Trump’s presidential campaign officially petitioned the social media giant to allow Trump back on to the platform earlier this month.

“We believe that the ban on President Trump’s account on Facebook has dramatically distorted and inhibited the public discourse,” Trump’s campaign wrote in its Jan. 17 letter to Meta, according to a copy of the letter reviewed by NBC News.

President Donald Trump uses his cellphone in the State Dining Room of the White House in Washington, D.C.
President Donald Trump uses his cellphone in the State Dining Room of the White House in Washington, D.C. on June 18, 2020.Saul Loeb / AFP via Getty Images file

A Trump adviser, who spoke with NBC earlier this month on the condition of anonymity, said the former president’s campaign was prepared to turn to his allies in the House to pressure Facebook if necessary.

“If Facebook wants to have this fight, fine, but the House is leverage, and keeping Trump off Facebook just looks political,” the adviser said. 

Facebook announced in June 2021 that it was banning Trump from Facebook and Instagram until at least January 2023 for a “severe violation of our rules” stemming from his role in the Jan. 6 riot.

The accounts were first suspended after Trump offered warm words for the rioters in a pair of messages while asking that they go home, calling them “very special” and “great patriots.”

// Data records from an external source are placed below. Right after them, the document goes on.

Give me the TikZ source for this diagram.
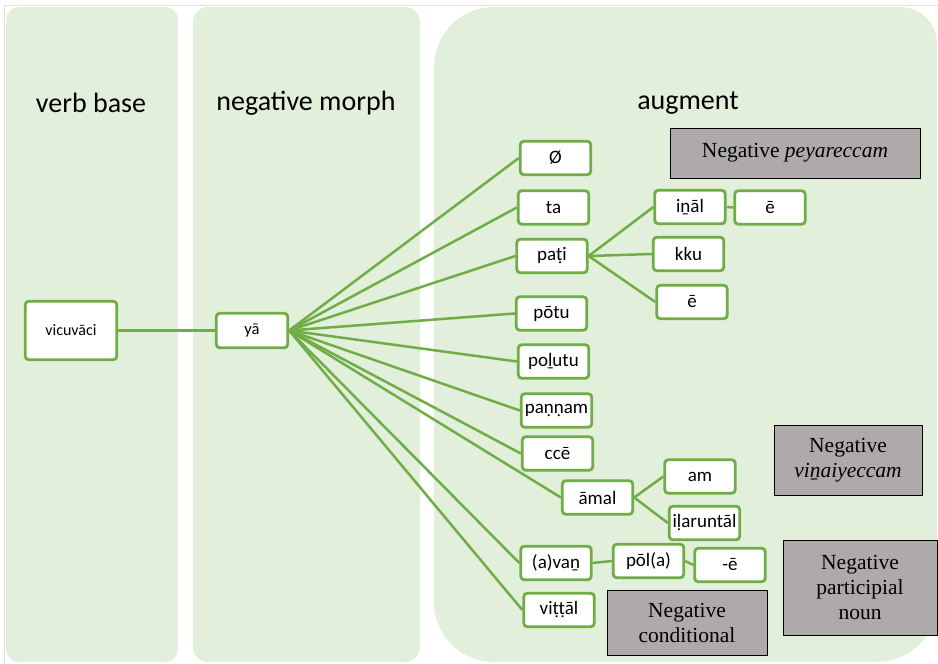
\documentclass[tikz,border=0pt]{standalone}
\usepackage{fontspec}
\setmainfont{Liberation Serif}
\newfontfamily\carl{Carlito}
\definecolor{colfill}{HTML}{E2EFDA}
\definecolor{grn}{HTML}{70AD47}
\definecolor{gry}{HTML}{AEAAAA}
\begin{document}
\begin{tikzpicture}[x=1pt,y=-1pt,
  gbox/.style={draw=grn, line width=2.8pt, fill=white, rounded corners=3.5pt,
    font=\carl\fontsize{19}{22}\selectfont, inner sep=0pt,
    minimum width=70.5pt, minimum height=33.5pt},
  greybox/.style={draw=black, line width=0.9pt, fill=gry,
    font=\fontsize{21.5}{25}\selectfont, align=center, inner sep=0pt},
  link/.style={draw=grn, line width=2.5pt},
  head/.style={font=\carl\fontsize{28}{30}\selectfont, inner sep=0pt}]
\useasboundingbox (0,0) rectangle (938,664);
\fill[white] (0,0) rectangle (938,664);
\draw[black!12, line width=1pt] (4.5,664) -- (4.5,5.5) -- (938,5.5);
% columns
\fill[colfill, rounded corners=13pt] (6,7) rectangle (178,662);
\fill[colfill, rounded corners=15pt] (193,7) rectangle (420,662);
\fill[colfill] (434,67) .. controls (434,33.9) and (460.9,7) .. (494,7)
  -- (900,7) .. controls (920.4,7) and (937,23.6) .. (937,44)
  -- (937,602) .. controls (937,635.1) and (910.1,662) .. (877,662)
  -- (494,662) .. controls (460.9,662) and (434,635.1) .. (434,602) -- cycle;
% headings
\node[head] (h1) at (91,103) {verb base};
\node[head] (h2) at (306,103) {negative morph};
\node[head] (h3) at (688,103) {augment};
% grey boxes
\node[greybox, minimum width=250pt, minimum height=50pt] (g1) at (795,153) {Negative \textit{peyareccam}};
\node[greybox, minimum width=148pt, minimum height=70pt] (g2) at (848,460) {Negative\\\textit{viṉaiyeccam}};
\node[greybox, minimum width=154pt, minimum height=95pt] (g3) at (860,587.5) {Negative\\participial\\noun};
\node[greybox, minimum width=160pt, minimum height=65pt] (g4) at (687,622.5) {Negative\\conditional};
% green boxes
\node[gbox, minimum width=91.5pt, minimum height=58.5pt, font=\carl\fontsize{16}{18}\selectfont] (vb) at (71,330.5) {vicuvāci};
\node[gbox, minimum width=71.5pt, minimum height=34.5pt, font=\carl\fontsize{16.5}{18}\selectfont] (ya) at (252,330.5) {yā};
\node[gbox] (o) at (555.5,158) {Ø};
\node[gbox] (ta) at (553.5,207.5) {ta};
\node[gbox] (pati) at (552,256) {paṭi};
\node[gbox] (inal) at (690,207) {iṉāl};
\node[gbox] (e1) at (770,207.5) {ē};
\node[gbox] (kku) at (688.5,254) {kku};
\node[gbox] (e2) at (692,302) {ē};
\node[gbox] (potu) at (551.5,313.5) {pōtu};
\node[gbox] (polutu) at (553.5,361.5) {poḻutu};
\node[gbox] (pannam) at (556.5,410.5) {paṇṇam};
\node[gbox] (cce) at (557.5,453.5) {ccē};
\node[gbox] (amal) at (597.5,497.5) {āmal};
\node[gbox] (am) at (700,476.5) {am};
\node[gbox] (ilar) at (704.5,523) {iḷaruntāl};
\node[gbox] (avan) at (556,563) {(a)vaṉ};
\node[gbox] (pola) at (648.5,561) {pōl(a)};
\node[gbox] (e3) at (730,565) {-ē};
\node[gbox] (vittal) at (559,610) {viṭṭāl};
% connectors
\draw[link] (vb.east) -- (ya.west);
\foreach \t in {o,ta,pati,potu,polutu,pannam,cce,amal,avan,vittal}
  \draw[link] (ya.east) -- (\t.west);
\foreach \t in {inal,kku,e2}
  \draw[link] (pati.east) -- (\t.west);
\draw[link] (inal.east) -- (e1.west);
\draw[link] (amal.east) -- (am.west);
\draw[link] (amal.east) -- (ilar.west);
\draw[link] (avan.east) -- (pola.west);
\draw[link] (pola.east) -- (e3.west);
\end{tikzpicture}
\end{document}
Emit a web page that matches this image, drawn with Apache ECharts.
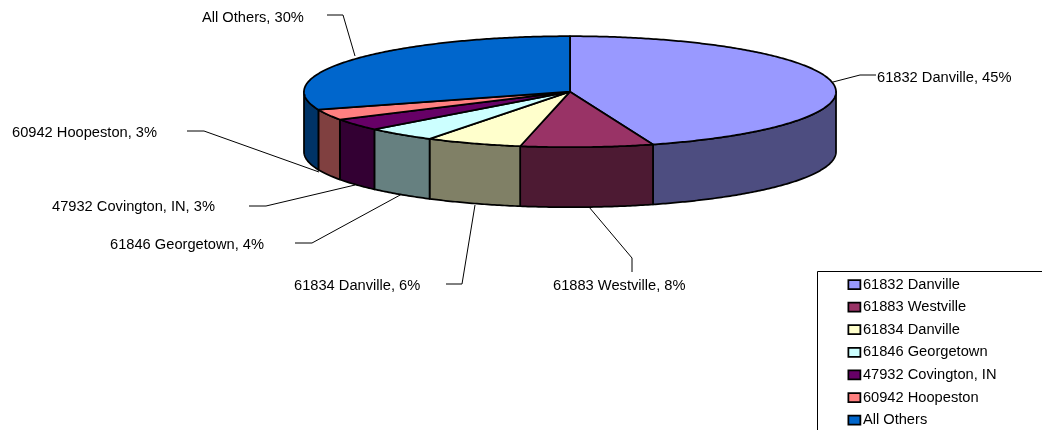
<!DOCTYPE html>
<html>
<head>
<meta charset="utf-8">
<style>html,body{margin:0;padding:0;background:#fff;overflow:hidden}#c{width:1042px;height:430px}</style>
<script src="https://cdn.jsdelivr.net/npm/echarts@6/dist/echarts.min.js"></script>
</head>
<body>
<div id="c"></div>
<script>
// Data
const categories = ['61832 Danville','61883 Westville','61834 Danville','61846 Georgetown','47932 Covington, IN','60942 Hoopeston','All Others'];
const shares = [44.95, 8.05, 5.85, 4.3, 3.49, 3.1, 30.26];

// Styles
const topColors = ['#9999FF','#993366','#FFFFCC','#CCFFFF','#660066','#FF8080','#0066CC'];
const wallColors = ['#4D4D80','#4D1A33','#808066','#668080','#330033','#804040','#003366'];

// Layout
const disc = {cx: 570, cy: 91.7, rx: 266, ry: 55.5, depth: 60};
const FONT = '14.67px "Liberation Sans", Arial, sans-serif';
const labelPos = [
  {x:877, y:78,  line:[[876,75],[860,75],[833,82]]},
  {x:553, y:286, line:[[632,272],[632,258],[589,207]]},
  {x:294, y:286, line:[[446,284],[462,284],[475,205]]},
  {x:110, y:245, line:[[295,243],[312,243],[402,194]]},
  {x:52,  y:207, line:[[249,206],[266,206],[355,185]]},
  {x:12,  y:133, line:[[187,131],[204,131],[319,172]]},
  {x:202, y:18,  line:[[327,15],[343,15],[355,56]]}
];

const total = shares.reduce((a, b) => a + b, 0);
const startFrac = shares.map((_, i) => shares.slice(0, i).reduce((a, b) => a + b, 0) / total);

function pt(t, dy) {
  return [disc.cx + disc.rx * Math.sin(t), disc.cy - disc.ry * Math.cos(t) + (dy || 0)];
}
function arc(a, b, dy) {
  const n = Math.max(2, Math.ceil(Math.abs(b - a) / 0.01));
  const out = [];
  for (let k = 0; k <= n; k++) out.push(pt(a + (b - a) * k / n, dy));
  return out;
}

function makeRender(i) {
  return function (params, api) {
    const a = startFrac[i] * 2 * Math.PI;
    const b = a + api.value(0) / total * 2 * Math.PI;
    const children = [];
    const lp = labelPos[i];
    children.push({type:'polyline', shape:{points:lp.line}, style:{stroke:'#000', lineWidth:1, fill:null}, z2:1});
    const fa = Math.max(a, Math.PI / 2), fb = Math.min(b, 1.5 * Math.PI);
    if (fb > fa) {
      const pts = arc(fa, fb, 0).concat(arc(fb, fa, disc.depth));
      children.push({type:'polygon', shape:{points:pts}, style:{fill:wallColors[i], stroke:'#000', lineWidth:1.75, lineJoin:'round'}, z2:2});
    }
    const topPts = [[disc.cx, disc.cy]].concat(arc(a, b, 0));
    children.push({type:'polygon', shape:{points:topPts}, style:{fill:topColors[i], stroke:'#000', lineWidth:1.75, lineJoin:'round'}, z2:3});
    children.push({type:'text', style:{x:lp.x, y:lp.y, text:categories[i] + ', ' + Math.round(api.value(0) / total * 100) + '%', font:FONT, fill:'#000', verticalAlign:'middle', align:'left'}, z2:4});
    return {type:'group', children};
  };
}

const series = categories.map((name, i) => ({
  type:'custom',
  name,
  coordinateSystem:'none',
  renderItem: makeRender(i),
  itemStyle:{color:topColors[i]},
  data:[[shares[i]]],
  silent:true,
  animation:false,
  clip:false
}));

const chart = echarts.init(document.getElementById('c'), null, {renderer:'canvas'});
chart.setOption({
  animation:false,
  backgroundColor:'#fff',
  graphic:[{type:'rect', shape:{x:817.5, y:271.5, width:300, height:240}, style:{fill:'#fff', stroke:'#000', lineWidth:1}, z:-1, silent:true}],
  legend:{
    orient:'vertical', left:847.5, top:277, padding:0,
    itemWidth:12, itemHeight:9, itemGap:7.6,
    icon:'rect', selectedMode:false,
    data:categories,
    itemStyle:{borderColor:'#000', borderWidth:1.75},
    textStyle:{fontFamily:'"Liberation Sans", Arial, sans-serif', fontSize:14.67, color:'#000', padding:[0,0,0,-2.5], lineHeight:15, height:15}
  },
  series
});
</script>
</body>
</html>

“These are the things and events that happen when a sacred landslide election victory is so unceremoniously viciously stripped away from great patriots who have been badly unfairly treated for so long. Go home with love in peace. Remember this day forever!” he said in one of the posts.

The ban was initially slated to last 24 hours, but was extended until the end of his term by Facebook co-founder Mark Zuckerberg, who said the “risks of allowing the President to continue to use our service during this period are simply too great.”

“Therefore, we are extending the block we have placed on his Facebook and Instagram accounts indefinitely and for at least the next two weeks until the peaceful transition of power is complete,” Zuckerberg wrote.

The company’s quasi-independent Oversight Board later said the site did the right thing banning Trump, but also found it had inappropriately varied from its normal penalties when it made the ban indefinite.

Clegg later announced the ban would last until at least January of this year.

“At the end of this period, we will look to experts to assess whether the risk to public safety has receded. We will evaluate external factors, including instances of violence, restrictions on peaceful assembly and other markers of civil unrest. If we determine that there is still a serious risk to public safety, we will extend the restriction for a set period of time and continue to re-evaluate until that risk has receded,” he said in June 2021.